Aku dijawab secara terus-terang: "Jawa kan mayoritas dan banyak jadi
penguasa. Jawa kan begitu lahir menyebut dirinya Islam? Dan berkuasa pula.
Asal etnik dan agama kan sangat menentukan dalam mencari serta mendapatkan
kerja". Keterangan ini seakan mau mempertontonkan ada penindasan sejenis
kolonialisasi bangsa oleh bangsa kita sendiri. Dan mengenai soal pemberian
nama kepada anak, jika orang mengenal daerah, akan segera manggut-manggut
mengerti, tidak lebih dari satu titik kecil sangat kecil yang bisa dengan
gampang dicarikan contoh-contoh lain lebih besar. Betapa pun kecil, soal
memberi nama mengangkat soal hakiki dan mendasar.

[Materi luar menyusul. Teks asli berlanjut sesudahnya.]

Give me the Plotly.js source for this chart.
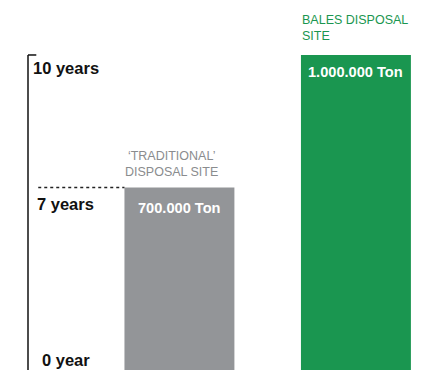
<!DOCTYPE html>
<html>
<head>
<meta charset="utf-8">
<script src="https://cdn.plot.ly/plotly-3.0.1.min.js"></script>
<style>html,body{margin:0;padding:0;background:#fff;}#chart{width:423px;height:370px;}</style>
</head>
<body>
<div id="chart"></div>
<script>
// ---- data ----
const categories = ['‘TRADITIONAL’<br>DISPOSAL SITE', 'BALES DISPOSAL<br>SITE'];
const years = [7, 10];
const tonLabels = ['700.000 Ton', '1.000.000 Ton'];
const barColors = ['#939598', '#1a9650'];
const titleColors = ['#8a8c8e', '#1a9650'];
const yearTickVals = [10, 7];
const yearTickText = ['10 years', '7 years'];
const bottomLabel = '0 year';

const font = '"Liberation Sans", Arial, sans-serif';

const trace = {
  type: 'bar',
  x: [0, 1],
  y: years,
  width: 0.623,
  marker: {color: barColors, line: {width: 0}},
  hoverinfo: 'skip'
};

const annotations = [];
// value labels inside bars
tonLabels.forEach((t, i) => {
  annotations.push({
    x: i, y: years[i], xref: 'x', yref: 'y',
    text: '<b>' + t + '</b>', showarrow: false,
    xanchor: 'center', yanchor: 'middle', yshift: i === 0 ? -20 : -17,
    font: {family: font, size: 14.6, color: '#ffffff'}
  });
});
// category titles above bars
annotations.push({
  x: 0, y: years[0], xref: 'x', yref: 'y', xshift: -8,
  text: categories[0], showarrow: false, align: 'center',
  xanchor: 'center', yanchor: 'bottom', yshift: 7,
  font: {family: font, size: 12.5, color: titleColors[0]}
});
annotations.push({
  x: 1, y: years[1], xref: 'x', yref: 'y', xshift: -56,
  text: categories[1], showarrow: false, align: 'left',
  xanchor: 'left', yanchor: 'bottom', yshift: 10,
  font: {family: font, size: 12.5, color: titleColors[1]}
});
// year labels
const yShifts = [-13, -16];
const xShifts = [3, 7];
yearTickVals.forEach((v, i) => {
  annotations.push({
    x: 0, y: v, xref: 'paper', yref: 'y',
    text: '<b>' + yearTickText[i] + '</b>', showarrow: false,
    xanchor: 'left', yanchor: 'middle', xshift: xShifts[i], yshift: yShifts[i],
    font: {family: font, size: 16.5, color: '#111111'}
  });
});
annotations.push({
  x: 0, y: 0.028, xref: 'paper', yref: 'paper',
  text: '<b>' + bottomLabel + '</b>', showarrow: false,
  xanchor: 'left', yanchor: 'middle', xshift: 12,
  font: {family: font, size: 16.5, color: '#111111'}
});

const yMin = 2.868, yMax = 11.245;
const shapes = [
  {type: 'line', xref: 'paper', yref: 'y', x0: 0, x1: 0, y0: yMin, y1: 10,
   line: {color: '#111', width: 1.5}},
  {type: 'line', xref: 'paper', yref: 'y', x0: 0, x1: 0.021, y0: 10, y1: 10,
   line: {color: '#111', width: 1.5}},
  {type: 'line', xref: 'x', yref: 'y', x0: -0.80, x1: -0.3115, y0: 7, y1: 7,
   line: {color: '#222', width: 1.5, dash: 'dot'}}
];

const layout = {
  width: 423, height: 370,
  margin: {l: 28, r: 0, t: 0, b: 0, pad: 0},
  paper_bgcolor: '#ffffff', plot_bgcolor: '#ffffff',
  showlegend: false,
  xaxis: {range: [-0.858, 1.380], showgrid: false, zeroline: false, showticklabels: false, showline: false, fixedrange: true},
  yaxis: {range: [yMin, yMax], showgrid: false, zeroline: false, showticklabels: false, showline: false, fixedrange: true},
  annotations: annotations,
  shapes: shapes
};

Plotly.newPlot('chart', [trace], layout, {staticPlot: true, displayModeBar: false});
</script>
</body>
</html>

Jauh sebelum mengganasnya konflik etnik dan daerah, dalam pertemuan INGI di
Merryland , Amerika Serikat, pernah kutarik perhatian peserta pada soal politik
nasional tentang sukubangsa, tapi tak mendapat sambutan dan tanggapan. Sia-sia
hingga aku merasa diriku sedang melakukan "pertunjukan konyol". Barangkali aku
dianggap asing. "Yak-yak o", ujar orang Jawa. Lalu ketika bekerja jadi guru
kecil di sebuah universitas Kalteng, konflik besar berdarah berulangkali
meletus. Aku langsung berada di tengahnya. Di tengah genangan darah dan
airmata, kendati tangis ditahan bagai segukan. Tapi luarbiasanya, apabila orang
bicarakan tentang konflik-konflik pada waktu itu, orang lebih banyak bocara
tentang eksotisme peristiwa, yang sangat laku diperdagangkan dan merupakan
adegan-adegan menarik di masyarakat pertunjukan [la société du spectacle, the
spectacle society]. Apakah laporan dan pemberitaan tipe demikian bukannya
contoh kongkret dari masyarakat pertunjukan yang dangkal dan
dahsyatnya pengaruh "uang sang raja" [l'argent roi] itu? Manusia jadi barang
dagangan?.
Kembali aku melihat, setelah sekian dasawarsa RI bereksistensi, masalah
politik nasional terhadap soal daerah dan suku bangsa, masih saja belum
diselesaikan oleh penyelenggara negara. Aku tidak tahu, apakah masalah ini
tidak mendesak untuk sebuah negeri, bangsa dan negara yang sangat bhinneka?
Tapi yang sering kusaksikan bahwa ujaran Tiongkok Kuno "yang menabur angin
akan menuai badai" memang sungguh kerap terbukti.****
Paris, Desember 2007
----------------------------
JJ. Kusni, pekerja biasa Di Koperasi Restoran Indonesia Paris.